There is no trace of ego in what Almodóvar achieves here. Pain and Glory almost feels like an exorcism, an autumnal reverie filled with pain and regret, of mistakes made and loves lost. And yet there's a glimmer of hope as Almodóvar wrestles with his demons through the medium he loves. It's a film as much about the healing power of cinema as it is about Almodóvar himself. As Mallo reckons with his conservative, Catholic upbringing (with Penelope Cruz memorably embodying his long-suffering mother), and his sexual awakening as a child in the form of a handsome illiterate painter he teaches to read, and ultimately his own addiction to drugs, one can almost feel Almodóvar breathing a great sigh of relief, laying it all bare on screen in a gripping sort of personal and artistic catharsis.

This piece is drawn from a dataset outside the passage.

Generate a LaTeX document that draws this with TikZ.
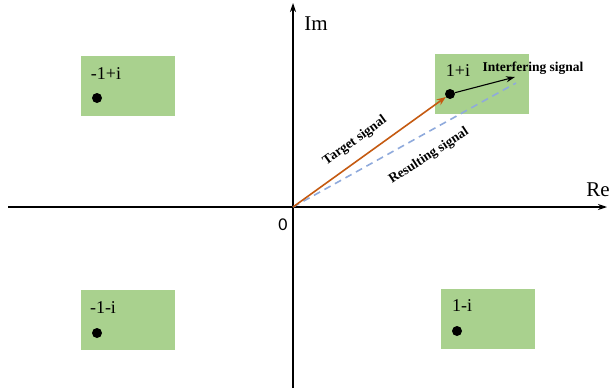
\documentclass[tikz,border=0pt]{standalone}
\usepackage{fontspec}
\setmainfont{Liberation Serif}
\newfontfamily\calfont{Carlito}
\usetikzlibrary{arrows.meta}
\definecolor{qamgreen}{HTML}{A9D18E}
\definecolor{targetorange}{HTML}{C55A11}
\definecolor{resultblue}{HTML}{8FAADC}
\begin{document}
\begin{tikzpicture}[x=1pt,y=-1pt,
        qambox/.style={fill=qamgreen, minimum width=94pt, minimum height=60pt, inner sep=0pt},
        symdot/.style={circle, fill=black, minimum size=10pt, inner sep=0pt},
        symlabel/.style={font=\fontsize{18}{20}\selectfont, inner sep=0pt},
        axislabel/.style={font=\fontsize{21}{24}\selectfont, inner sep=0pt},
        sigtext/.style={font=\bfseries\fontsize{13.5}{15}\selectfont, inner sep=0pt},
        axisline/.style={draw, line width=1.1pt, -{Stealth[length=9pt,width=6pt]}},
    ]
    \useasboundingbox (0,0) rectangle (610,388);
    % constellation boxes
    \node[qambox](pp) at (482,83.5){};
    \node[qambox](mp) at (128,85.5){};
    \node[qambox](mm) at (128,320){};
    \node[qambox](pm) at (488,318.5){};
    % axes
    \coordinate (o) at (293,207);
    \coordinate (xl) at (8,207);
    \coordinate (xr) at (607,207);
    \coordinate (yb) at (293,388);
    \coordinate (yt) at (293,3);
    \draw[axisline] (xl) -- (xr);
    \draw[axisline] (yb) -- (yt);
    \node[axislabel](im) at (316,24){Im};
    \node[axislabel](re) at (598,190){Re};
    \node[font=\calfont\fontsize{18}{20}\selectfont, inner sep=0pt](zero) at (283,225){0};
    % symbols
    \node[symdot](ppd) at (450,94){};
    \node[symdot](mpd) at (97,98){};
    \node[symdot](mmd) at (97,333){};
    \node[symdot](pmd) at (457,331){};
    \node[symlabel](ppl) at (458,71){1+i};
    \node[symlabel](mpl) at (106,74){-1+i};
    \node[symlabel](mml) at (103,308){-1-i};
    \node[symlabel](pml) at (462,306){1-i};
    % signals
    \coordinate (res) at (516,83);
    \coordinate (intf) at (515,77);
    \draw[resultblue, line width=1.6pt, dash pattern=on 7pt off 5pt] (o) -- (res);
    \draw[targetorange, line width=1.6pt, -{Stealth[length=9pt,width=7pt]}] (o) -- (ppd);
    \draw[line width=1.1pt, -{Stealth[length=9pt,width=6pt]}] (ppd) -- (intf);
    \node[sigtext, rotate=35.7](tgt) at (355,141){Target signal};
    \node[sigtext, rotate=33](rsl) at (429,156){Resulting signal};
    \node[sigtext](itf) at (533,68){Interfering signal};
\end{tikzpicture}
\end{document}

This is easily Almodóvar's finest work since Talk to Her (2002). It combines the maturity of an elder statesman the distinctly queer sensibilities that helped establish him as one of the greats in his early, more overtly sexual, work. Many of those films starred Antonio Banderas as the central figure of sexual desire - here he embodies Almodóvar, joining his old friend as an aging muse, evoking the anguished soul of an old friend whose career helped launch his own. Banderas has never been better, delivering a wistful and haunted performance filled with quiet longing and flagging sexual voractity , a distinguished former sex symbol of another time who still carries the steely glint of his former glory.

It is through Mallo, an obvious avatar for Almodóvar himself, that the filmmaker subverts the trope of the struggling genius and the women who inspired him, putting a queer twist on what has become a kind of cinematic indulgence for straight filmmakers. Here we see a gay filmmaker baring his soul and exploring the roots of his own sexuality in ways once only afforded to straight artists, and the results are bracing and often deeply moving. This is not the same Almodóvar who made Matador (1986) and Law of Desire (1987) - this is a film that finds the filmmaker in a much more reflective mode, more reminiscent of his work in Bad Education (2004), a film with which Pain and Glory shares a similar thematic outlook. Yet by the time the film reaches its wrenching, revelatory conclusion, Almodóvar manages to re-contextualize everything we've just seen. It's one of the most stunning film endings of the year, and yet it's so quietly earth-shattering that its power is almost disarming. It's the kind of film that cements Almodóvar in the pantheon of great artists, and it does so without ego or pretense, an understated glory that finds devastating beauty in the wreckage of a lifetime of mistakes and missed opportunities as only the cinema could have given us.

GRADE - ★★★½ (out of four)


PAIN AND GLORY | Directed by Pedro Almodóvar | Stars Antonio Banderas, Asier Etxeandia, Leonardo Sbaraglia, Nora Navas, Julieta Serrano, Penélope Cruz, César Vicente | Rated R for drug use, some graphic nudity and language | In Spanish w/English subtitles | Now playing in select cities.